Die Verwandlung der Schwitzhütte von einem Gerüst aus Weidenästen und darüber mehrlagig gelegten Decken in eine unendliche und grenzenlose Zeit-Raum-Welt ist für mich das zentrale Mysterium der Schwitzhütte. Der Raum in der Schwitzhütte ist beseelt, lebending, voller Potential, ein Ort der Träume, Visionen und Erscheinungen. Er ist das universale Echo des eigenen, individuellen Bewusstseins. Wer hier eintritt und sitzt, kann die Entgrenzung des eigenen Bewusstseins erfahren, und kann direkt erleben, wie Materie vom Geistigen beseelt wird.
Der Raum ist heiß. Manchmal sehr heiß. Manchmal so heiß, dass man meint, man atme Feuer.

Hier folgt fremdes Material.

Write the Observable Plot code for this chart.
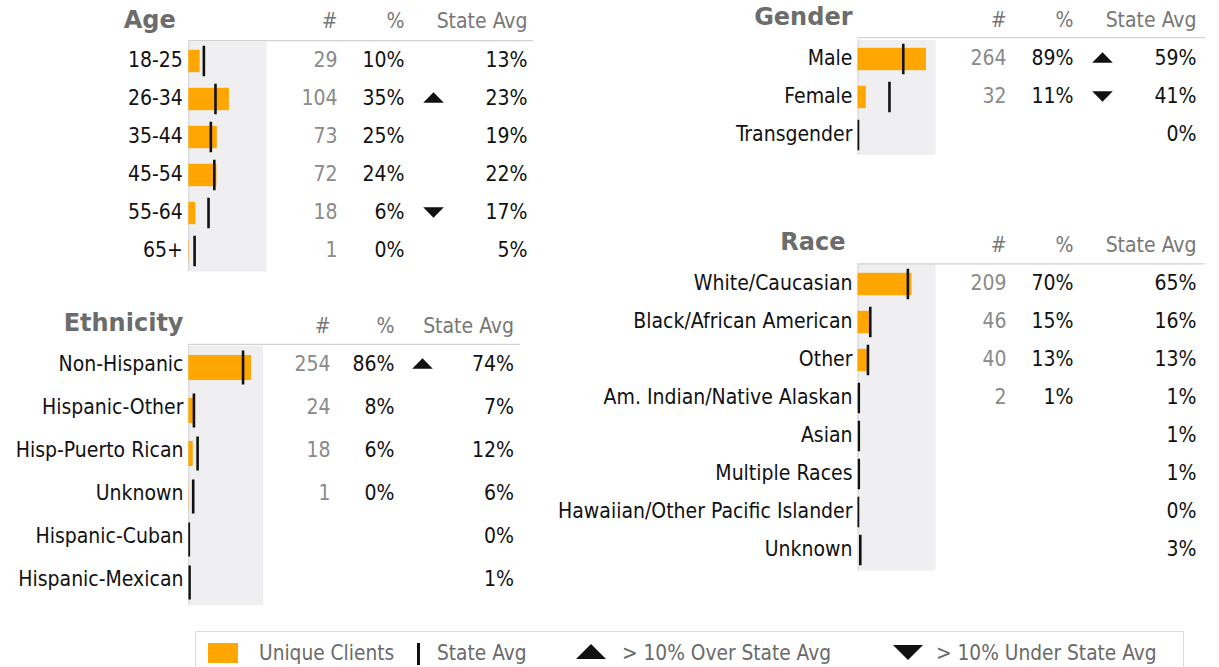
<!DOCTYPE html>
<html>
<head>
<meta charset="utf-8">
<script src="https://cdn.jsdelivr.net/npm/d3@7"></script>
<script src="https://cdn.jsdelivr.net/npm/@observablehq/plot@0.6"></script>
<style>
  body { margin: 0; background: #fff; }
  #wrap { position: relative; width: 1219px; height: 667px; overflow: hidden;
          font-family: "DejaVu Sans Condensed", "Liberation Sans", sans-serif; }
  .panel { position: absolute; }
  #legend { position: absolute; left: 195px; top: 631px; width: 989px; height: 60px;
            border: 1px solid #dcdcdc; box-sizing: border-box; }
  #legend .sw { position: absolute; }
  #legend .lt { position: absolute; top: 9px; line-height: 24px; font-size: 20.7px; color: #6a6a6a; white-space: nowrap; }
</style>
</head>
<body>
<div id="wrap"><div id="legend"></div></div>
<script>
// ---------------- data ----------------
const columnHeaders = ["#", "%", "State Avg"];

const ageCategories = ["18-25", "26-34", "35-44", "45-54", "55-64", "65+"];
const ageCounts     = [29, 104, 73, 72, 18, 1];
const ageStateAvg   = [13, 23, 19, 22, 17, 5];

const genderCategories = ["Male", "Female", "Transgender"];
const genderCounts     = [264, 32, null];
const genderStateAvg   = [59, 41, 0];

const ethnicityCategories = ["Non-Hispanic", "Hispanic-Other", "Hisp-Puerto Rican", "Unknown", "Hispanic-Cuban", "Hispanic-Mexican"];
const ethnicityCounts     = [254, 24, 18, 1, null, null];
const ethnicityStateAvg   = [74, 7, 12, 6, 0, 1];

const raceCategories = ["White/Caucasian", "Black/African American", "Other", "Am. Indian/Native Alaskan", "Asian", "Multiple Races", "Hawaiian/Other Pacific Islander", "Unknown"];
const raceCounts     = [209, 46, 40, 2, null, null, null, null];
const raceStateAvg   = [65, 16, 13, 1, 1, 1, 0, 3];

const legendLabels = ["Unique Clients", "State Avg", "> 10% Over State Avg", "> 10% Under State Avg"];

// ---------------- styles ----------------
const ORANGE = "#ffa600";
const BG = "#efeff1";
const INK = "#111";
const FONT = '"DejaVu Sans Condensed", "Liberation Sans", sans-serif';

const triUp = {draw(ctx, size) { const r = Math.sqrt(size / Math.PI);
  ctx.moveTo(0, -0.55 * r); ctx.lineTo(r, 0.45 * r); ctx.lineTo(-r, 0.45 * r); ctx.closePath(); }};
const triDown = {draw(ctx, size) { const r = Math.sqrt(size / Math.PI);
  ctx.moveTo(0, 0.55 * r); ctx.lineTo(r, -0.45 * r); ctx.lineTo(-r, -0.45 * r); ctx.closePath(); }};

function panel(title, categories, counts, stateAvg, L) {
  const total = d3.sum(counts);
  const rows = categories.map((cat, i) => ({
    cat, count: counts[i],
    pct: counts[i] == null ? null : counts[i] / total,
    state: stateAvg[i] / 100
  }));
  const withCount = rows.filter(d => d.count != null);
  const up = withCount.filter(d => (d.pct - d.state) * 100 > 10);
  const down = withCount.filter(d => (d.state - d.pct) * 100 > 10);
  const bw = (L.height - L.marginTop - L.marginBottom) / rows.length;
  const fmt = d3.format(".0%");
  const barInset = (bw - L.barH) / 2, tickInset = (bw - L.tickH) / 2;
  const tdy = L.textDy;
  const hdr = (txt, dx) => Plot.text([txt], {text: d => d, frameAnchor: "top-right", lineAnchor: "middle", dx, dy: L.headerDy,
    textAnchor: "end", fill: "#777"});

  const chart = Plot.plot({
    width: L.width, height: L.height,
    marginLeft: L.marginLeft, marginRight: L.marginRight, marginTop: L.marginTop, marginBottom: L.marginBottom,
    x: {domain: [0, L.xMax], axis: null},
    y: {type: "band", domain: categories, padding: 0, axis: null},
    style: {fontFamily: FONT, fontSize: "21px", background: "transparent", overflow: "visible"},
    marks: [
      Plot.frame({fill: BG, stroke: "none"}),
      Plot.ruleX([0], {stroke: "#cfcfcf"}),
      Plot.ruleY([categories[0]], {dy: -bw / 2 - L.lineGap, insetRight: -L.lineExtend, stroke: "#d2d2d2", strokeWidth: 1.3}),
      Plot.barX(withCount, {x: "pct", y: "cat", fill: ORANGE, insetTop: barInset, insetBottom: barInset}),
      Plot.tickX(rows, {x: "state", y: "cat", stroke: INK, strokeWidth: 2.6, insetTop: tickInset, insetBottom: tickInset, clip: true}),
      Plot.text(rows, {y: "cat", text: "cat", frameAnchor: "left", dx: L.labelDx, dy: tdy, textAnchor: "end", fill: INK}),
      Plot.text(withCount, {y: "cat", text: d => String(d.count), frameAnchor: "right", dx: L.colN, dy: tdy, textAnchor: "end", fill: "#8a8a8a"}),
      Plot.text(withCount, {y: "cat", text: d => fmt(d.pct), frameAnchor: "right", dx: L.colPct, dy: tdy, textAnchor: "end", fill: INK}),
      Plot.dot(up, {y: "cat", frameAnchor: "right", dx: L.colTri, dy: tdy, symbol: triUp, r: 10.3, fill: INK, stroke: "none"}),
      Plot.dot(down, {y: "cat", frameAnchor: "right", dx: L.colTri, dy: tdy, symbol: triDown, r: 10.3, fill: INK, stroke: "none"}),
      Plot.text(rows, {y: "cat", text: d => Math.round(d.state * 100) + "%", frameAnchor: "right", dx: L.colAvg, dy: tdy, textAnchor: "end", fill: INK}),
      hdr(columnHeaders[0], L.colN),
      hdr(columnHeaders[1], L.colPct),
      hdr(columnHeaders[2], L.colAvg),
      Plot.text([title], {text: d => d, frameAnchor: "top-left", lineAnchor: "middle", dx: L.titleDx, dy: L.titleDy, textAnchor: "end",
        fontFamily: '"DejaVu Sans", sans-serif', fontWeight: "bold", fontSize: 24, fill: "#6c6c6c"})
    ]
  });
  chart.classList.add("panel");
  chart.style.left = L.left + "px";
  chart.style.top = L.top + "px";
  return chart;
}

const wrap = document.getElementById("wrap");
const leftCols = {colN: 71, colPct: 138, colTri: 167, colAvg: 261};

wrap.appendChild(panel("Age", ageCategories, ageCounts, ageStateAvg, {
  left: 0, top: 0, width: 545, height: 280,
  marginLeft: 188.3, marginRight: 279, marginTop: 41, marginBottom: 9,
  xMax: 0.67, barH: 22.7, tickH: 31, labelDx: -6, textDy: -1.5, ...leftCols,
  lineGap: 1.7, lineExtend: 267, headerDy: -20, titleDx: -13, titleDy: -21
}));

wrap.appendChild(panel("Gender", genderCategories, genderCounts, genderStateAvg, {
  left: 545, top: 0, width: 674, height: 160,
  marginLeft: 312.5, marginRight: 284, marginTop: 39.5, marginBottom: 5.5,
  xMax: 1.01, barH: 22.7, tickH: 31, labelDx: -5.5, textDy: -1.5, ...leftCols,
  lineGap: 2.8, lineExtend: 270, headerDy: -19.5, titleDx: -5.5, titleDy: -22.5
}));

wrap.appendChild(panel("Ethnicity", ethnicityCategories, ethnicityCounts, ethnicityStateAvg, {
  left: 0, top: 300, width: 545, height: 310,
  marginLeft: 188.3, marginRight: 282.3, marginTop: 45.4, marginBottom: 5.4,
  xMax: 1.015, barH: 25.3, tickH: 34, labelDx: -5.3, textDy: -4,
  colN: 67.3, colPct: 131.3, colTri: 159.3, colAvg: 250.8,
  lineGap: 2.1, lineExtend: 257.3, headerDy: -19.4, titleDx: -5.3, titleDy: -22.4
}));

wrap.appendChild(panel("Race", raceCategories, raceCounts, raceStateAvg, {
  left: 545, top: 225, width: 674, height: 355,
  marginLeft: 312.5, marginRight: 284, marginTop: 38.5, marginBottom: 10,
  xMax: 1.01, barH: 22.7, tickH: 31, labelDx: -5.5, textDy: -1.5, ...leftCols,
  lineGap: 1.5, lineExtend: 270, headerDy: -18.5, titleDx: -12.5, titleDy: -21.5
}));

// ---------------- legend ----------------
const legend = document.getElementById("legend");
function addEl(html) { legend.insertAdjacentHTML("beforeend", html); }
addEl(`<div class="sw" style="left:12px;top:11px;width:30px;height:20px;background:${ORANGE}"></div>`);
addEl(`<div class="lt" style="left:63px">${legendLabels[0]}</div>`);
addEl(`<div class="sw" style="left:221px;top:11px;width:3px;height:22px;background:${INK}"></div>`);
addEl(`<div class="lt" style="left:241px">${legendLabels[1]}</div>`);
addEl(`<svg class="sw" style="left:380px;top:12px" width="30" height="15"><polygon points="15,0 30,15 0,15" fill="${INK}"/></svg>`);
addEl(`<div class="lt" style="left:426px">${legendLabels[2].replace(">", "&gt;")}</div>`);
addEl(`<svg class="sw" style="left:697px;top:13px" width="30" height="15"><polygon points="0,0 30,0 15,15" fill="${INK}"/></svg>`);
addEl(`<div class="lt" style="left:740px">${legendLabels[3].replace(">", "&gt;")}</div>`);
</script>
</body>
</html>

Und er ist dunkel. So dunkel wie eine mehrfach ineinander gerollte Nacht. Und doch ist der Raum voller Licht, eben dem Licht des universalen und individuellen Bewusstseins. Die absolute Dunkelheit aktiviert das körperliche, emotionale, mentale und spirituelle Erleben auf intensivste Weise. Zu dieser Intensität gehören auch das Nicht-Ausweichen und das Sich-nicht-ablenken-Können. Da einem der Weg nach außen versperrt ist (ein Abbrechen der Schwitzhütte für den Einzelnen ist nur in Ausnahmesituationen zulässig), bleibt einem nur der Abstieg (Aufstieg?) ins eigene Innere. Diese intensive Verinnerlichung, die für mich verglichen werden kann mit mythologischen Beschreibungen eines Abstiegs in die Unterwelt, führt zu Umwandlungen, die einem entweder gleich bewusst sind (Epiphanien) oder unbewusst fortwirken, und die kraftvoll über einen längeren Zeitraum umgestalten. Der Vergleich mit dem Abstieg in die Unterwelt, dem Sterben im Leben, ist nicht zu weit hergeholt, denn auch in der Schwitzhütte begegnen wir Schattengestalten, Chimären, Visionen, personifizierten Ängsten, aber auch, anders als in der Unterwelt, freudigen Erscheinungen, inneren Ekstasen. Der Körper schwitzt, zerfließt in Schweiß und legt das Feinstoffliche frei, das Licht, die reine Energie. Die Schwitzhütte ist eine Tiefenreinigung der verschiedenen Körper, des emotionalen, mentalen, spirituellen und natürlich des körperlichen. Für mich ist die Schwitzhütte darüber hinaus auch ein Ort, in dem universale Wahrheiten bestätigt und erlebt werden.